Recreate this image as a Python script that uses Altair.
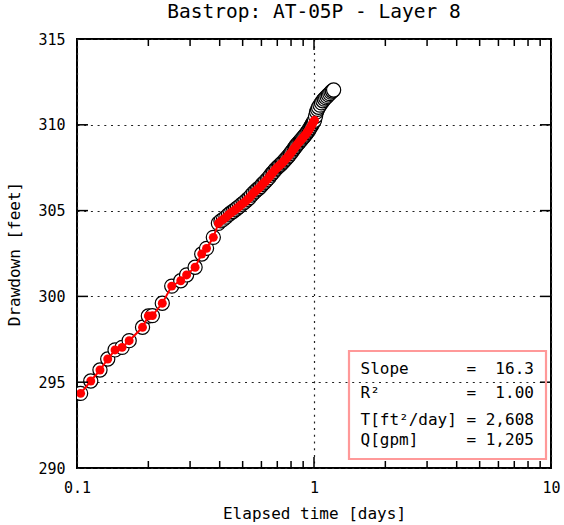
import altair as alt
import pandas as pd

FONT = "DejaVu Sans Mono"

# ---- data ----
t_days = [0.1036, 0.1143, 0.125, 0.1348, 0.1447, 0.155, 0.166, 0.189, 0.200, 0.208,
          0.229, 0.251, 0.274, 0.290, 0.315, 0.336, 0.352, 0.376,
          0.395, 0.405, 0.415, 0.425, 0.435, 0.445, 0.455, 0.465, 0.475, 0.485,
          0.495, 0.505, 0.515, 0.525, 0.535, 0.545, 0.555, 0.565, 0.575, 0.585,
          0.595, 0.605, 0.615, 0.625, 0.635, 0.645, 0.655, 0.665, 0.675, 0.685,
          0.695, 0.705, 0.715, 0.725, 0.735, 0.745, 0.755, 0.765, 0.775, 0.785,
          0.795, 0.805, 0.815, 0.825, 0.835, 0.845, 0.855, 0.865, 0.875, 0.885,
          0.895, 0.905, 0.915, 0.925, 0.935, 0.945, 0.955, 0.965, 0.975, 0.985,
          0.995, 1.005,
          1.015, 1.025, 1.035, 1.045, 1.06, 1.075, 1.09, 1.105, 1.12, 1.135,
          1.15, 1.165, 1.18, 1.195, 1.21]
drawdown = [294.35, 295.07, 295.71, 296.35, 296.88, 297.03, 297.42, 298.20, 298.86, 298.88,
            299.60, 300.60, 300.91, 301.25, 301.70, 302.47, 302.80, 303.44,
            304.26, 304.40, 304.50, 304.62, 304.75, 304.86, 304.95, 305.05, 305.15, 305.25,
            305.36, 305.45, 305.55, 305.66, 305.76, 305.90, 306.02, 306.12, 306.22, 306.30,
            306.40, 306.52, 306.62, 306.72, 306.82, 306.92, 307.05, 307.16, 307.26, 307.37,
            307.46, 307.55, 307.62, 307.70, 307.78, 307.87, 307.96, 308.04, 308.13, 308.22,
            308.32, 308.42, 308.52, 308.62, 308.72, 308.82, 308.90, 308.98, 309.06, 309.14,
            309.22, 309.30, 309.38, 309.46, 309.55, 309.64, 309.74, 309.84, 309.95, 310.06,
            310.17, 310.26,
            310.50, 310.75, 310.90, 311.02, 311.15, 311.28, 311.40, 311.50, 311.58, 311.66,
            311.74, 311.82, 311.90, 311.97, 312.03]
fit_end_day = 1.005  # red (fitted) points up to here

x_major = [0.1, 1, 10]
x_minor = [0.2, 0.3, 0.4, 0.5, 0.6, 0.7, 0.8, 0.9, 2, 3, 4, 5, 6, 7, 8, 9]
y_major = [290, 295, 300, 305, 310, 315]

box_lines = ["Slope      =  16.3",
             "R²         =  1.00",
             "T[ft²/day] = 2,608",
             "Q[gpm]     = 1,205"]

W, H = 474, 429

df = pd.DataFrame({"t": t_days, "s": drawdown})
df_fit = df[df["t"] <= fit_end_day]

xs = alt.Scale(type="log", domain=[0.1, 10], nice=False)
ys = alt.Scale(domain=[290, 315], nice=False, zero=False)

grid_kw = dict(grid=True, gridDash=[2, 4.7], gridColor="#222222", gridWidth=1.2,
               ticks=False, tickSize=0, domain=False, labelFont=FONT, labelFontSize=15,
               labelColor="black", titleFont=FONT, titleFontSize=16, titleFontWeight="normal",
               titleColor="black", labelFlush=False, labelOverlap=False)

xaxis = alt.Axis(values=x_major, format="~g", labelPadding=12,
                 title="Elapsed time [days]", titleY=45, titleBaseline="middle", **grid_kw)
yaxis = alt.Axis(values=y_major, labelPadding=12,
                 title="Drawdown [feet]", titleX=-63, titleBaseline="middle", **grid_kw)


def X(field):
    return alt.X(field, scale=xs, axis=xaxis, title="Elapsed time [days]")


def Y(field):
    return alt.Y(field, scale=ys, axis=yaxis, title="Drawdown [feet]")


circles = alt.Chart(df).mark_circle(
    size=200, fill="white", stroke="black", strokeWidth=1.2, opacity=1, fillOpacity=1, clip=True
).encode(x=X("t:Q"), y=Y("s:Q"))

red_line = alt.Chart(df_fit).mark_line(color="red", strokeWidth=2, clip=True).encode(
    x=X("t:Q"), y=Y("s:Q"))

red_dots = alt.Chart(df_fit).mark_circle(size=80, color="red", opacity=1, clip=True).encode(
    x=X("t:Q"), y=Y("s:Q"))


def xticks(vals, y0, y1):
    return alt.Chart(pd.DataFrame({"t": vals})).mark_rule(color="black", strokeWidth=1.5).encode(
        x=X("t:Q"), y=alt.value(y0), y2=alt.value(y1))


def yticks(vals, x0, x1):
    return alt.Chart(pd.DataFrame({"s": vals})).mark_rule(color="black", strokeWidth=1.5).encode(
        y=Y("s:Q"), x=alt.value(x0), x2=alt.value(x1))


tick_layers = [
    xticks([1], H, H - 11), xticks(x_minor, H, H - 7),
    xticks([1], 0, 11), xticks(x_minor, 0, 7),
    yticks(y_major[1:-1], 0, 11), yticks(y_major[1:-1], W, W - 11),
]

one = pd.DataFrame({"a": [0]})
box = alt.Chart(one).mark_rect(fillOpacity=0, stroke="#ff9999", strokeWidth=2.2).encode(
    x=alt.value(272), x2=alt.value(469), y=alt.value(312), y2=alt.value(420))

line_y = [330, 354, 381, 401]
texts = [
    alt.Chart(one).mark_text(text=txt.replace(" ", "\u00a0"), font=FONT, fontSize=16,
                             align="left", baseline="middle", color="black").encode(
        x=alt.value(283.5), y=alt.value(yy))
    for txt, yy in zip(box_lines, line_y)
]

chart = alt.layer(circles, red_line, red_dots, *tick_layers, box, *texts).properties(
    width=W, height=H,
    title=alt.TitleParams("Bastrop: AT-05P - Layer 8", font=FONT, fontSize=19.5,
                          fontWeight="normal", color="black", offset=10),
    autosize=alt.AutoSizeParams(type="none"),
    padding={"left": 77, "top": 39, "right": 13, "bottom": 57},
).configure(background="white").configure_view(stroke="black", strokeWidth=2)

chart.save("out.html", embed_options={"renderer": "svg", "actions": False})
━━━━━━━━━━
From the material above, reproduce everything verbatim except the pictures.

Recreate this image as a Python script that uses Altair.
import altair as alt
import pandas as pd

FONT = "DejaVu Sans Mono"

# ---- data ----
t_days = [0.1036, 0.1143, 0.125, 0.1348, 0.1447, 0.155, 0.166, 0.189, 0.200, 0.208,
          0.229, 0.251, 0.274, 0.290, 0.315, 0.336, 0.352, 0.376,
          0.395, 0.405, 0.415, 0.425, 0.435, 0.445, 0.455, 0.465, 0.475, 0.485,
          0.495, 0.505, 0.515, 0.525, 0.535, 0.545, 0.555, 0.565, 0.575, 0.585,
          0.595, 0.605, 0.615, 0.625, 0.635, 0.645, 0.655, 0.665, 0.675, 0.685,
          0.695, 0.705, 0.715, 0.725, 0.735, 0.745, 0.755, 0.765, 0.775, 0.785,
          0.795, 0.805, 0.815, 0.825, 0.835, 0.845, 0.855, 0.865, 0.875, 0.885,
          0.895, 0.905, 0.915, 0.925, 0.935, 0.945, 0.955, 0.965, 0.975, 0.985,
          0.995, 1.005,
          1.015, 1.025, 1.035, 1.045, 1.06, 1.075, 1.09, 1.105, 1.12, 1.135,
          1.15, 1.165, 1.18, 1.195, 1.21]
drawdown = [294.35, 295.07, 295.71, 296.35, 296.88, 297.03, 297.42, 298.20, 298.86, 298.88,
            299.60, 300.60, 300.91, 301.25, 301.70, 302.47, 302.80, 303.44,
            304.26, 304.40, 304.50, 304.62, 304.75, 304.86, 304.95, 305.05, 305.15, 305.25,
            305.36, 305.45, 305.55, 305.66, 305.76, 305.90, 306.02, 306.12, 306.22, 306.30,
            306.40, 306.52, 306.62, 306.72, 306.82, 306.92, 307.05, 307.16, 307.26, 307.37,
            307.46, 307.55, 307.62, 307.70, 307.78, 307.87, 307.96, 308.04, 308.13, 308.22,
            308.32, 308.42, 308.52, 308.62, 308.72, 308.82, 308.90, 308.98, 309.06, 309.14,
            309.22, 309.30, 309.38, 309.46, 309.55, 309.64, 309.74, 309.84, 309.95, 310.06,
            310.17, 310.26,
            310.50, 310.75, 310.90, 311.02, 311.15, 311.28, 311.40, 311.50, 311.58, 311.66,
            311.74, 311.82, 311.90, 311.97, 312.03]
fit_end_day = 1.005  # red (fitted) points up to here

x_major = [0.1, 1, 10]
x_minor = [0.2, 0.3, 0.4, 0.5, 0.6, 0.7, 0.8, 0.9, 2, 3, 4, 5, 6, 7, 8, 9]
y_major = [290, 295, 300, 305, 310, 315]

box_lines = ["Slope      =  16.3",
             "R²         =  1.00",
             "T[ft²/day] = 2,608",
             "Q[gpm]     = 1,205"]

W, H = 474, 429

df = pd.DataFrame({"t": t_days, "s": drawdown})
df_fit = df[df["t"] <= fit_end_day]

xs = alt.Scale(type="log", domain=[0.1, 10], nice=False)
ys = alt.Scale(domain=[290, 315], nice=False, zero=False)

grid_kw = dict(grid=True, gridDash=[2, 4.7], gridColor="#222222", gridWidth=1.2,
               ticks=False, tickSize=0, domain=False, labelFont=FONT, labelFontSize=15,
               labelColor="black", titleFont=FONT, titleFontSize=16, titleFontWeight="normal",
               titleColor="black", labelFlush=False, labelOverlap=False)

xaxis = alt.Axis(values=x_major, format="~g", labelPadding=12,
                 title="Elapsed time [days]", titleY=45, titleBaseline="middle", **grid_kw)
yaxis = alt.Axis(values=y_major, labelPadding=12,
                 title="Drawdown [feet]", titleX=-63, titleBaseline="middle", **grid_kw)


def X(field):
    return alt.X(field, scale=xs, axis=xaxis, title="Elapsed time [days]")


def Y(field):
    return alt.Y(field, scale=ys, axis=yaxis, title="Drawdown [feet]")


circles = alt.Chart(df).mark_circle(
    size=200, fill="white", stroke="black", strokeWidth=1.2, opacity=1, fillOpacity=1, clip=True
).encode(x=X("t:Q"), y=Y("s:Q"))

red_line = alt.Chart(df_fit).mark_line(color="red", strokeWidth=2, clip=True).encode(
    x=X("t:Q"), y=Y("s:Q"))

red_dots = alt.Chart(df_fit).mark_circle(size=80, color="red", opacity=1, clip=True).encode(
    x=X("t:Q"), y=Y("s:Q"))


def xticks(vals, y0, y1):
    return alt.Chart(pd.DataFrame({"t": vals})).mark_rule(color="black", strokeWidth=1.5).encode(
        x=X("t:Q"), y=alt.value(y0), y2=alt.value(y1))


def yticks(vals, x0, x1):
    return alt.Chart(pd.DataFrame({"s": vals})).mark_rule(color="black", strokeWidth=1.5).encode(
        y=Y("s:Q"), x=alt.value(x0), x2=alt.value(x1))


tick_layers = [
    xticks([1], H, H - 11), xticks(x_minor, H, H - 7),
    xticks([1], 0, 11), xticks(x_minor, 0, 7),
    yticks(y_major[1:-1], 0, 11), yticks(y_major[1:-1], W, W - 11),
]

one = pd.DataFrame({"a": [0]})
box = alt.Chart(one).mark_rect(fillOpacity=0, stroke="#ff9999", strokeWidth=2.2).encode(
    x=alt.value(272), x2=alt.value(469), y=alt.value(312), y2=alt.value(420))

line_y = [330, 354, 381, 401]
texts = [
    alt.Chart(one).mark_text(text=txt.replace(" ", "\u00a0"), font=FONT, fontSize=16,
                             align="left", baseline="middle", color="black").encode(
        x=alt.value(283.5), y=alt.value(yy))
    for txt, yy in zip(box_lines, line_y)
]

chart = alt.layer(circles, red_line, red_dots, *tick_layers, box, *texts).properties(
    width=W, height=H,
    title=alt.TitleParams("Bastrop: AT-05P - Layer 8", font=FONT, fontSize=19.5,
                          fontWeight="normal", color="black", offset=10),
    autosize=alt.AutoSizeParams(type="none"),
    padding={"left": 77, "top": 39, "right": 13, "bottom": 57},
).configure(background="white").configure_view(stroke="black", strokeWidth=2)

chart.save("out.html", embed_options={"renderer": "svg", "actions": False})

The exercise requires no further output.